-- START OF Items --

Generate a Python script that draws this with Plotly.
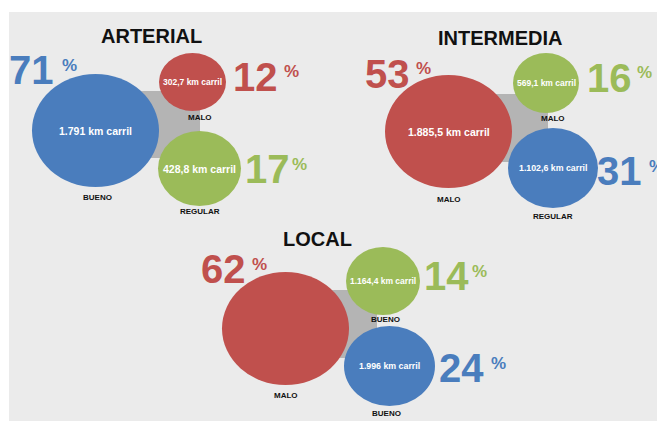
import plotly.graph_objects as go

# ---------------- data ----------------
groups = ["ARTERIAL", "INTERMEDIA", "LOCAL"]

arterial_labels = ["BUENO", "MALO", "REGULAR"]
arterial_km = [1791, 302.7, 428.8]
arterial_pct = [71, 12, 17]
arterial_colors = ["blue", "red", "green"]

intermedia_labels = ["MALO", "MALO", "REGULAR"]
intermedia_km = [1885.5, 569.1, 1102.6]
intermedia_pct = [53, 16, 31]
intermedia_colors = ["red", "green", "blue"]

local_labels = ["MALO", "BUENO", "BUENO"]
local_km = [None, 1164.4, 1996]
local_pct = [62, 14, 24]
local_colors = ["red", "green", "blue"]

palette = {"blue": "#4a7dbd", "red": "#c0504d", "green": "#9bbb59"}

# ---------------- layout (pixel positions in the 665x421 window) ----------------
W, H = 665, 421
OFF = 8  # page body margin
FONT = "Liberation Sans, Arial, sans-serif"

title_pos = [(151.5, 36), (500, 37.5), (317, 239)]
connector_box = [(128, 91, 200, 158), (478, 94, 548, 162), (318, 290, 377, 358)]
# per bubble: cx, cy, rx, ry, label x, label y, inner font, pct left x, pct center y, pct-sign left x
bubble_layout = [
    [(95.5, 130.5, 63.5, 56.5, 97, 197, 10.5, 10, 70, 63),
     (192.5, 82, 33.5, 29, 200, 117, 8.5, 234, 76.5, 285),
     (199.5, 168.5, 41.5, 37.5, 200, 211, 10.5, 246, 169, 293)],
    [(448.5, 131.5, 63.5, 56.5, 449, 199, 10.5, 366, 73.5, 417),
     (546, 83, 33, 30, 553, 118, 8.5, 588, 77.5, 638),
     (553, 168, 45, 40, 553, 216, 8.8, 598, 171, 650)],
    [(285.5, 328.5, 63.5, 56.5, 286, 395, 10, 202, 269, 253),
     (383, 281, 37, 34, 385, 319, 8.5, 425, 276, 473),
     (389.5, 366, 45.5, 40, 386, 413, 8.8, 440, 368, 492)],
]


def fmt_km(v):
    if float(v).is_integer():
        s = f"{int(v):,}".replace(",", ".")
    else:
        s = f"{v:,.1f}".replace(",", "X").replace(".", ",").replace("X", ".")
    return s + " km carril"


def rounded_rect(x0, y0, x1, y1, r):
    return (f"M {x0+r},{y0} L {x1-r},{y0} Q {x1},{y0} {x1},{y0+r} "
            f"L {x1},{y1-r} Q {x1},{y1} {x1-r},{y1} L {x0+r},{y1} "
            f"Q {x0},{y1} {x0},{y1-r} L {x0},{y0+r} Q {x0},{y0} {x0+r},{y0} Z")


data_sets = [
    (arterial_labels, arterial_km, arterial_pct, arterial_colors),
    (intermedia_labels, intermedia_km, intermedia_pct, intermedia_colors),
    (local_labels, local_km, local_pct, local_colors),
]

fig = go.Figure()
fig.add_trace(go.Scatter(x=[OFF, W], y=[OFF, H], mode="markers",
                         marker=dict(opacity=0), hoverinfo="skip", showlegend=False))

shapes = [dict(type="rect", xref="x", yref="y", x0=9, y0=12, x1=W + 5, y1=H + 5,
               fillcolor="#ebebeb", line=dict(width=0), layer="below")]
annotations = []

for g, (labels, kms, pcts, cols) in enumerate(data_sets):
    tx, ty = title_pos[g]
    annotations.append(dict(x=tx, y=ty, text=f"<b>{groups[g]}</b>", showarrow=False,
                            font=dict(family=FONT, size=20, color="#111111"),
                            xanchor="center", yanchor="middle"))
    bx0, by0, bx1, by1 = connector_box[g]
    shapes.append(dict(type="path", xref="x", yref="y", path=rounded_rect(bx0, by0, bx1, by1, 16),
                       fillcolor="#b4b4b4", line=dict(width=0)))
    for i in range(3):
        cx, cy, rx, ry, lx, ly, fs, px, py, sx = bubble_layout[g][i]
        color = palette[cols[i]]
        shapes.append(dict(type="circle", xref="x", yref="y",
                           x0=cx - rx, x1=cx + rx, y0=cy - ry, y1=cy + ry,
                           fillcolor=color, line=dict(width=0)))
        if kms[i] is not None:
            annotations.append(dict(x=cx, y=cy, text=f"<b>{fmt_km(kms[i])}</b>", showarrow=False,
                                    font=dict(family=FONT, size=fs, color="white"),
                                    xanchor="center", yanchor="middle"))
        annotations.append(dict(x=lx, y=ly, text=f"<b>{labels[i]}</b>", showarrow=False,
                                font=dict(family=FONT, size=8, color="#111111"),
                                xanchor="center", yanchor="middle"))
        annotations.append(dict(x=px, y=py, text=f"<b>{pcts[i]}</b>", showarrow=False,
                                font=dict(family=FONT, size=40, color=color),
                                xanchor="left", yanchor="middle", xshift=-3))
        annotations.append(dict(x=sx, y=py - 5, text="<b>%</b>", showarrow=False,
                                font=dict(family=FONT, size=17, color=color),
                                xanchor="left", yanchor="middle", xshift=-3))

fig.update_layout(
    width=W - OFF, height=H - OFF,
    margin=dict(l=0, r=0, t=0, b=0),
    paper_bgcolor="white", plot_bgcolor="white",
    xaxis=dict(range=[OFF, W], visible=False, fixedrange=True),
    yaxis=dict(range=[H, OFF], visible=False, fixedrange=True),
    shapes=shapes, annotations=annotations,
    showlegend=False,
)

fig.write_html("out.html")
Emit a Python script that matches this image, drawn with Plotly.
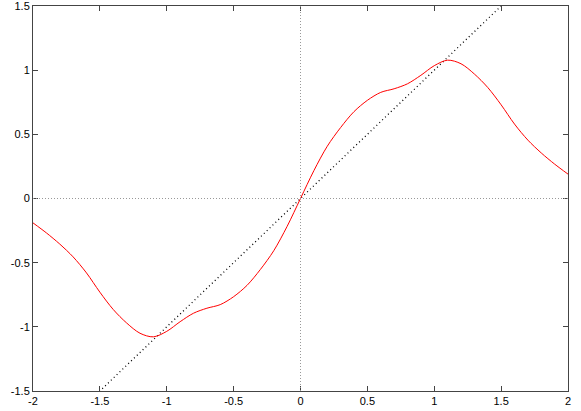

-- END OF Items --

▶ **What you will do**:
Scan the listing above. Collect all lines with the word "that".

▶ **Answer for this exercise**:
Generate a Python script that draws this with Plotly.
Emit a Python script that matches this image, drawn with Plotly.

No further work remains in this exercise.